Como conclusión diré que la novela calificada de erótica cuando apareció en 1988, hoy quizás no recibiría dicho adjetivo. Cualquier serie televisiva actual contiene más erotismo y procacidades que las quasi inocentes contemplaciones del cuerpo desnudo de la hermosa Lucrecia por parte del niño Fonchito. La criada Justiniana advierte a su ama de estas miradas pero ella al saberse observada en secreto se erotiza aún más. Es aquí, como en otros momentos de la novela que los personajes -en este caso Lucrecia y su criada- se sienten como si de Diana y de su criada se tratasen
«Ésa, la de la izquierda, soy yo, Diana Lucrecia […] A mi derecha, inclinada, mirándome el pie, está Justiniana, mi favorita. Acabamos de bañarnos y vamos a hacer el amor. […] El personaje principal no está en el cuadro. Mejor dicho no se le ve. Anda por allí detrás, oculto en la arboleda, espiándonos […]. Lo llaman Foncín.»

Este procedimiento literario de describir una obra artística [écfrasis] -en la cita anterior el cuadro de la imagen- lo realiza el autor identificando los dinámicos personajes literarios con los estáticos de la pintura. Atribuir a los personajes del cuadro, describiéndolos en movimiento, unos actos posteriores al que se contempla, provoca erotismo a través de lo que se comenta o se adivina.

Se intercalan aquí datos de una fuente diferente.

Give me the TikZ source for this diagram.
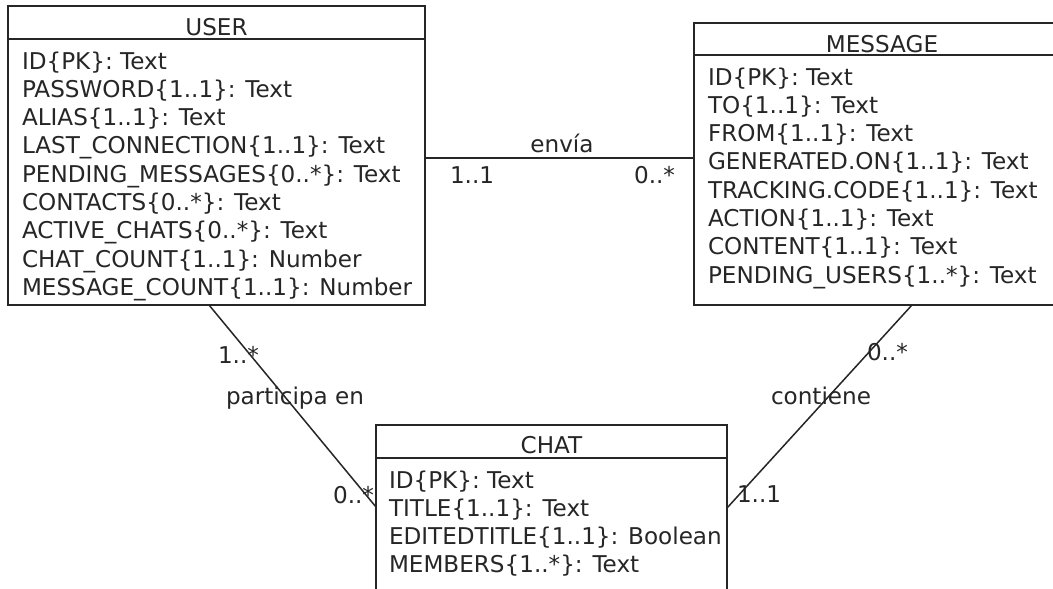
\documentclass[tikz,border=0pt]{standalone}
\usepackage{fontspec}
\setmainfont{DejaVu Sans}
\begin{document}
\begin{tikzpicture}[x=1pt,y=-1pt,
  entbox/.style={draw=black!85, line width=1.6pt, rectangle, anchor=north west, inner sep=0pt, outer sep=0pt},
  sepline/.style={draw=black!85, line width=1.6pt},
  conn/.style={draw=black!85, line width=1.5pt},
  txt/.style={text=black!85, font=\fontsize{23.1}{28}\selectfont, inner sep=0pt, outer sep=0pt},
  attr/.style={txt, anchor=base west},
  ttl/.style={txt, anchor=base},
  lbl/.style={txt, anchor=base}
]
\useasboundingbox (0,0) rectangle (1053,589);
\clip (0,0) rectangle (1053,589);
\fill[white] (0,0) rectangle (1053,589);

% USER
\node[entbox, minimum width=417pt, minimum height=299pt] (user) at (8,6) {};
\draw[sepline] (8,39) -- (425,39);
\node[ttl] (usert) at (216.5,35) {USER};
\foreach \t [count=\i] in {ID\{PK\}: Text, PASSWORD\{1..1\}: Text, ALIAS\{1..1\}: Text, LAST\_CONNECTION\{1..1\}: Text, PENDING\_MESSAGES\{0..*\}: Text, CONTACTS\{0..*\}: Text, ACTIVE\_CHATS\{0..*\}: Text, CHAT\_COUNT\{1..1\}: Number, MESSAGE\_COUNT\{1..1\}: Number}
  \node[attr] (ua\i) at (22,{69+28.3*(\i-1)}) {\t};

% MESSAGE
\node[entbox, minimum width=376pt, minimum height=282pt] (msg) at (694,23) {};
\draw[sepline] (694,55) -- (1070,55);
\node[ttl] (msgt) at (882,52) {MESSAGE};
\foreach \t [count=\i] in {ID\{PK\}: Text, TO\{1..1\}: Text, FROM\{1..1\}: Text, GENERATED.ON\{1..1\}: Text, TRACKING.CODE\{1..1\}: Text, ACTION\{1..1\}: Text, CONTENT\{1..1\}: Text, PENDING\_USERS\{1..*\}: Text}
  \node[attr] (ma\i) at (708,{85+28.3*(\i-1)}) {\t};

% CHAT
\node[entbox, minimum width=351pt, minimum height=200pt] (chat) at (376,425) {};
\draw[sepline] (376,458) -- (727,458);
\node[ttl] (chatt) at (551.5,453) {CHAT};
\foreach \t [count=\i] in {ID\{PK\}: Text, TITLE\{1..1\}: Text, EDITEDTITLE\{1..1\}: Boolean, MEMBERS\{1..*\}: Text}
  \node[attr] (ca\i) at (389,{488+28.3*(\i-1)}) {\t};

% connector end points on the borders
\coordinate (uE) at (425,158);
\coordinate (mW) at (694,158);
\coordinate (uS) at (209,305);
\coordinate (cW) at (376,507);
\coordinate (mS) at (912,305);
\coordinate (cE) at (727,508);

\draw[conn] (uE) -- (mW);
\draw[conn] (uS) -- (cW);
\draw[conn] (mS) -- (cE);

% labels
\node[lbl] (l1) at (562,152) {envía};
\node[txt, anchor=base west] (l2) at (450,183) {1..1};
\node[txt, anchor=base east] (l3) at (675,183) {0..*};
\node[txt, anchor=base west] (l4) at (218,363) {1..*};
\node[lbl] (l5) at (295,404) {participa en};
\node[txt, anchor=base east] (l6) at (374,503) {0..*};
\node[txt, anchor=base west] (l7) at (867,360) {0..*};
\node[lbl] (l8) at (821,404) {contiene};
\node[txt, anchor=base west] (l9) at (737,502) {1..1};
\end{tikzpicture}
\end{document}
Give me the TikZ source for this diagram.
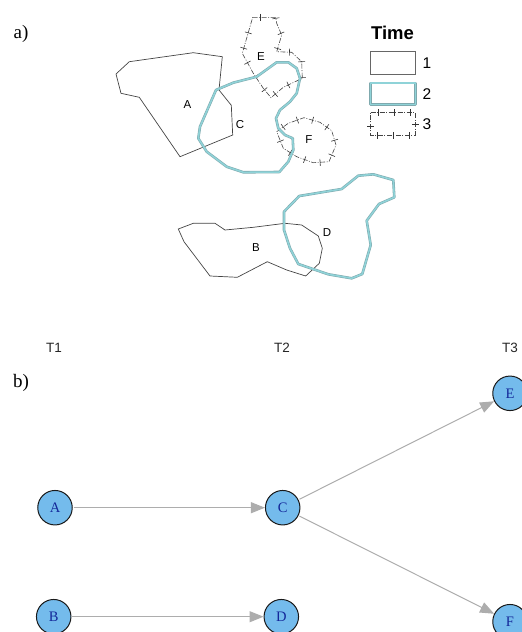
\documentclass[tikz,border=0pt]{standalone}
\usepackage{fontspec}
\setmainfont{Liberation Serif}
\newfontfamily\arialf{Liberation Sans}
\usetikzlibrary{arrows.meta,decorations.markings}
\definecolor{tealc}{HTML}{8FD3D8}
\definecolor{tealedge}{HTML}{7FA9AE}
\definecolor{nodefill}{HTML}{74BBEC}
\definecolor{nodetext}{HTML}{14289A}
\definecolor{edgec}{HTML}{ADADAD}
\definecolor{lineg}{HTML}{444444}
\tikzset{
  x=1pt,y=-1pt,
  time one/.style={draw=lineg,line width=0.7pt},
  time two/.style={draw=tealedge,line width=2.6pt,line join=round,postaction={draw=tealc,line width=1.5pt}},
  time three/.style={draw=lineg,line width=0.6pt,dash pattern=on 5pt off 1.5pt on 1pt off 1.5pt,
    postaction={decorate,decoration={markings,mark=between positions 8pt and -2pt step 16pt with {\draw[solid,line width=0.6pt,draw=black!80] (0,-3.5)--(0,3.5);}}}},
  maplabel/.style={font=\arialf\fontsize{11.5}{11.5}\selectfont,inner sep=0pt},
  timelabel/.style={font=\arialf\fontsize{13.5}{13.5}\selectfont,inner sep=0pt,text=black!85},
  panel/.style={font=\fontsize{19}{19}\selectfont,inner sep=0pt},
  legendnum/.style={font=\arialf\fontsize{15.5}{15.5}\selectfont,inner sep=0pt},
  vertex/.style={circle,draw=black!90,line width=1pt,fill=nodefill,minimum size=34.5pt,inner sep=0pt,text=nodetext,font=\fontsize{14.5}{14.5}\selectfont},
  edge/.style={draw=edgec,line width=1pt,-{Triangle[length=14pt,width=11pt,fill=edgec]},shorten <=1pt,shorten >=0pt},
}
\begin{document}
\begin{tikzpicture}
\useasboundingbox (0,0) rectangle (522,632);
\clip (0,0) rectangle (522,632);
% time 1
\draw[time one] (116,74)--(129.3,61.7)--(193.3,52.7)--(222.3,56.7)--(219,90)--(231.3,105.3)--(232.7,135)--(180,156.7)--(139.3,97.3)--(121,93.3)--cycle;
\draw[time one] (178.3,229)--(193.3,223.3)--(215,223.3)--(225,230)--(253.3,227.3)--(285,223.3)--(301.7,225)--(318.3,236)--(322.3,248.3)--(319.3,263.3)--(305.7,276)--(286.7,270)--(267.3,261.7)--(237.3,277.3)--(210,276)--(184,241.7)--cycle;
% time 3
\draw[time three] (252.7,17.3)--(275.7,17.3)--(276.7,23.3)--(281.7,35)--(276.7,51.7)--(291.7,52.3)--(301.7,61.7)--(302.3,78.3)--(283.3,87.3)--(271,97.7)--(263.3,88.3)--(253.3,73.3)--(242.3,53.3)--cycle;
\draw[time three] (276.7,131.7)--(288.3,123.3)--(304,117.7)--(320,122.3)--(331.7,130.7)--(336,145)--(329,161.7)--(313.3,162.7)--(296.7,156.7)--(283.3,148.3)--cycle;
% time 2
\draw[time two] (216,90)--(233.3,82.7)--(256.7,76.7)--(276.7,62.3)--(288.3,62.3)--(296.7,68.3)--(300,78.3)--(296.7,93.3)--(290,101.7)--(280,110)--(276,118.3)--(278.3,128.3)--(285,135)--(292.7,138.3)--(293.3,150)--(288.3,161.7)--(279.3,172)--(243.3,172.3)--(226.7,166.7)--(206.7,151.7)--(198.3,138.3)--(200,126.7)--cycle;
\draw[time two] (284,211.7)--(299.3,196)--(341.7,189)--(358.3,175.7)--(373.3,174.3)--(393.3,180)--(394.3,197.3)--(379,204)--(366.7,220.7)--(370.7,245)--(362.3,274)--(351.7,278.3)--(328.3,274.3)--(298.3,264)--(290,248.3)--(284,230)--cycle;
% map labels
\node[maplabel] (la) at (187.5,105) {A};
\node[maplabel] (lc) at (240,125) {C};
\node[maplabel] (le) at (261,57) {E};
\node[maplabel] (lf) at (309,140) {F};
\node[maplabel] (lb) at (256,248) {B};
\node[maplabel] (ld) at (327,233) {D};
% legend
\node[inner sep=0pt,font=\arialf\bfseries\fontsize{18.5}{18.5}\selectfont] (ltitle) at (392.5,33) {Time};
\draw[time one,draw=gray!80!black,line width=0.9pt] (370,51.7) rectangle (415.3,74.3);
\draw[time two] (370.5,82.8) rectangle (415.5,104.5);
\draw[time three] (370.7,112.7)--(415,112.7)--(415,135)--(370.7,135)--cycle;
\node[legendnum] (l1) at (427,63) {1};
\node[legendnum] (l2) at (427,94) {2};
\node[legendnum] (l3) at (427,124) {3};
% panel labels
\node[panel] (pa) at (21,34) {a)};
\node[panel] (pb) at (21,383) {b)};
\node[timelabel] (t1) at (54,348) {T1};
\node[timelabel] (t2) at (282,348) {T2};
\node[timelabel] (t3) at (510,348) {T3};
% graph
\node[vertex] (A) at (55,507.7) {A};
\node[vertex] (B) at (53.7,616.7) {B};
\node[vertex] (C) at (282.7,507.7) {C};
\node[vertex] (D) at (281.3,616.7) {D};
\node[vertex] (E) at (510,393.3) {E};
\node[vertex] (F) at (510,621.7) {F};
\draw[edge] (A)--(C);
\draw[edge] (B)--(D);
\draw[edge] (C)--(E);
\draw[edge] (C)--(F);
\end{tikzpicture}
\end{document}
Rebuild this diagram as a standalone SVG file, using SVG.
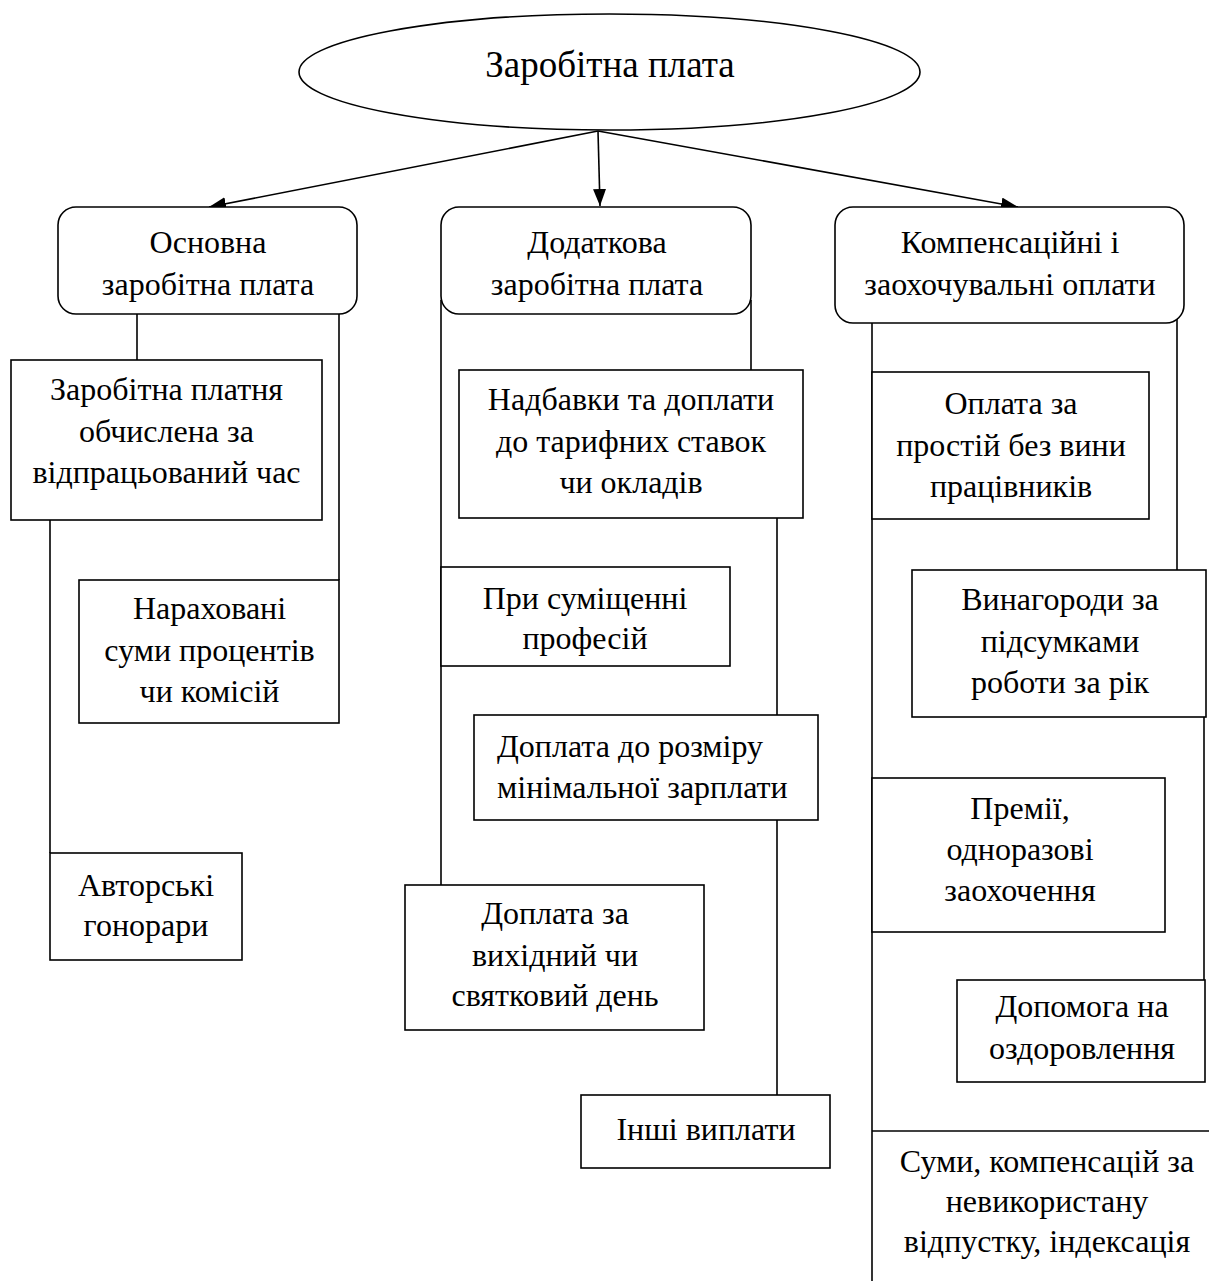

Esta pulsión erótica es de alta naturaleza artística, en nada parecida a la que nace de esas series televisivas (también las hay literarias de idéntico valor) que antes he mencionado.
Sirva esta breve reseña, de esta breve y poco comentada novela, de homenaje al autor arequipeño desaparecido hace poco más de un mes a los 89 años de edad. ¡Descanse en paz, Mario Vargas Llosa!